So I had to come on and release. My son who is 4 has autism. He had another one of his meltdowns 1 hr ago, they are getting so bad to the point I don’t even know how to control it anymore. He is so strong and I am not being dramatic. He may be 4 but not your average 4 year old boy. He is built of a 8 year old kid with more muscle tone than most. I feel every time I try to confide in someone with this matter, it’s always pointless and I am left feeling worthless, I understand it’s not about me, it’s about my son, but I am not healthy right now. I am sick. I haven’t slept right in months. Hardly eat and just can’t find anything that makes me happy. I am beginning to push away the only lil friends I have left and what’s even more sad, I don’t care anymore. I have nothing left. Not only my son, it’s everything around me right now. I feel like most are so selfish. there are a select few I can honestly say are sincere, but then you have those who only act as if they care just so they can hurry up and talk, they don’t really listen to you, they’re just waiting for their turn to run at the mouth about how bad they have it, making it seem like your problems are shit compare to theirs. It is pathetic when you have to be that way. Why do people feel the need to always compare problems, there is no comparisons, it is what it is. Everyone suffers differently. I’m not in your shoes, just like you’re not in mine. So when you belittle my problems, I will put you in your place. There are some who do complain about petty shit though, like a bad hair day, or weight gain etc. Things that can be fixed. Autism is forever, that can not be changed. Some parents, teens etc who have Autism or have relatives with Autism may say otherwise and judge me for my opinions on the matter but I really do not care. I hate that my son has Autism. I wish I can take it out of him. I hate watching him on a daily basis struggling to get out words and cry out in tantrums because it’s not coming out. It is sad for me, I just hold back my tears and guide him to try but it just frustrates him more. We been through the OT’s and PT’s. He been to behavioral therapists and nothing seems to work. I feel like I am doing more work than these people who get paid to do this are. I tried everything, my fiance and I have tried and keep trying and we have no luck. I am just lost right now and just don’t know anymore..
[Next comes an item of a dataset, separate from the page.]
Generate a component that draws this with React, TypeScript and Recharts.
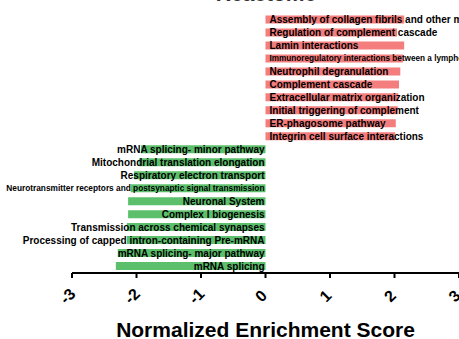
import React from 'react';
import { BarChart, Bar, XAxis, YAxis, Cell, LabelList } from 'recharts';

const pathways = [
  'Assembly of collagen fibrils and other multimeric structures',
  'Regulation of complement cascade',
  'Lamin interactions',
  'Immunoregulatory interactions between a lymphoid and a non-lymphoid cell',
  'Neutrophil degranulation',
  'Complement cascade',
  'Extracellular matrix organization',
  'Initial triggering of complement',
  'ER-phagosome pathway',
  'Integrin cell surface interactions',
  'mRNA splicing- minor pathway',
  'Mitochondrial translation elongation',
  'Respiratory electron transport',
  'Neurotransmitter receptors and postsynaptic signal transmission',
  'Neuronal System',
  'Complex I biogenesis',
  'Transmission across chemical synapses',
  'Processing of capped intron-containing Pre-mRNA',
  'mRNA splicing- major pathway',
  'mRNA splicing',
];

const nes = [
  2.15, 2.04, 2.15, 2.13, 2.09, 2.07, 2.06, 2.05, 2.02, 2.01,
  -1.93, -1.96, -2.04, -2.09, -2.13, -2.13, -2.15, -2.15, -2.29, -2.32,
];

const xTicks = [-3, -2, -1, 0, 1, 2, 3];

const data = pathways.map((name, i) => ({ name, nes: nes[i] }));

const FONT = '"Liberation Sans", Arial, sans-serif';
const UP = '#F47D7D';
const DOWN = '#5CBF6C';

// long names were shrunk to fit in the original
const labelSize = (name: string) => {
  if (name.startsWith('Immunoregulatory')) return 8.2;
  if (name.startsWith('Neurotransmitter')) return 8.3;
  return 10;
};

const BarLabel = (props: any) => {
  const { x, y, width, height, value, index } = props;
  const name = pathways[index];
  const zero = width >= 0 ? (value >= 0 ? x : x + width) : x;
  const pos = value >= 0;
  return (
    <text
      x={pos ? zero + 4 : zero - 1}
      y={y + height / 2}
      textAnchor={pos ? 'start' : 'end'}
      dominantBaseline="central"
      fontFamily={FONT}
      fontWeight="bold"
      fontSize={labelSize(name)}
      fill="#000"
    >
      {name}
    </text>
  );
};

const RotTick = (props: any) => {
  const { x, y, payload } = props;
  return (
    <text
      transform={`translate(${x - 4.5},${y + 16}) rotate(-45)`}
      textAnchor="middle"
      dominantBaseline="central"
      fontFamily={FONT}
      fontWeight="bold"
      fontSize={16}
      fill="#000"
    >
      {payload.value}
    </text>
  );
};

const AxisTitle = (props: any) => {
  const vb = props.viewBox;
  return (
    <text
      x={vb.x + vb.width / 2}
      y={vb.y + vb.height - 2}
      textAnchor="middle"
      fontFamily={FONT}
      fontWeight="bold"
      fontSize={21}
      fill="#000"
    >
      Normalized Enrichment Score
    </text>
  );
};

export default function App() {
  return (
    <div style={{ position: 'absolute', left: 0, top: 0, width: 459, height: 339, overflow: 'hidden', background: '#fff' }}>
      <BarChart
        width={480}
        height={339}
        data={data}
        layout="vertical"
        margin={{ top: 13.5, right: 21, bottom: 0, left: 72 }}
      >
        <XAxis
          type="number"
          domain={[-3, 3]}
          ticks={xTicks}
          height={66}
          tick={<RotTick />}
          tickSize={5}
          axisLine={{ stroke: '#000', strokeWidth: 2 }}
          tickLine={{ stroke: '#000', strokeWidth: 2 }}
          label={<AxisTitle />}
        />
        <YAxis type="category" dataKey="name" hide />
        <Bar dataKey="nes" barSize={8} isAnimationActive={false}>
          {data.map((d, i) => (
            <Cell key={i} fill={d.nes >= 0 ? UP : DOWN} />
          ))}
          <LabelList dataKey="nes" content={<BarLabel />} />
        </Bar>
      </BarChart>
      <svg width={459} height={339} style={{ position: 'absolute', left: 0, top: 0, pointerEvents: 'none' }}>
        <text x={266} y={1} textAnchor="middle" fontFamily={FONT} fontWeight="bold" fontSize={21} fill="#333">
          Reactome
        </text>
      </svg>
    </div>
  );
}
I also forgot to add, I have a 3 year old daughter as well, though not Autistic, I love them both exactly the same, my son just needs a little more attention. I am a stay at home mom who is still learning as much as I can. I am constantly doing research and looking for answers on many things, I don’t just sit at home with a thumb up my ass. I also want to make clear that I shouldn’t have to feel bad for my opinion of wishing he didn’t have Autism. It’s hard not being able to hear your own child speak, it’s not easy trying to find out what could be wrong when he is upset. I also wish I can know what he is laughing about when he starts laughing for no cause. He is a happy kid. I guess that’s all that should matter. I never show my son my emotions on the matter. I show him nothing but my love. He tries though and I praise him for his effort. Sorry I didn’t mention them things before. But this is me. I am not trying to offend anyone. I just long for the day when he’ll say “I love you mommy” though I know he does, just by the look in his big beautiful brown eyes.
Depression is dwelling on the past Anxiety is dreading the future
I agree that it is living in the now, it spoke to me in the form of, I always dwell on the past. Depression never exactly leaves. It’s something that can’t be easily dismissed, so I understand the comments about it being always there.
I am usually up front and speak my mind, but damn I done caught this person in numerous lies this month and it’s just pushing me away…don’t know If I should just speak my mind or just let it go until I am fully pushed away. I’m also seeing a lot of fake shit too lately…..damn, sucks cause I never thought this day would come. Now I am just gonna observe more to make sure I am not being delusional, because my anxiety and mind has a fucked up way of making me think crazy.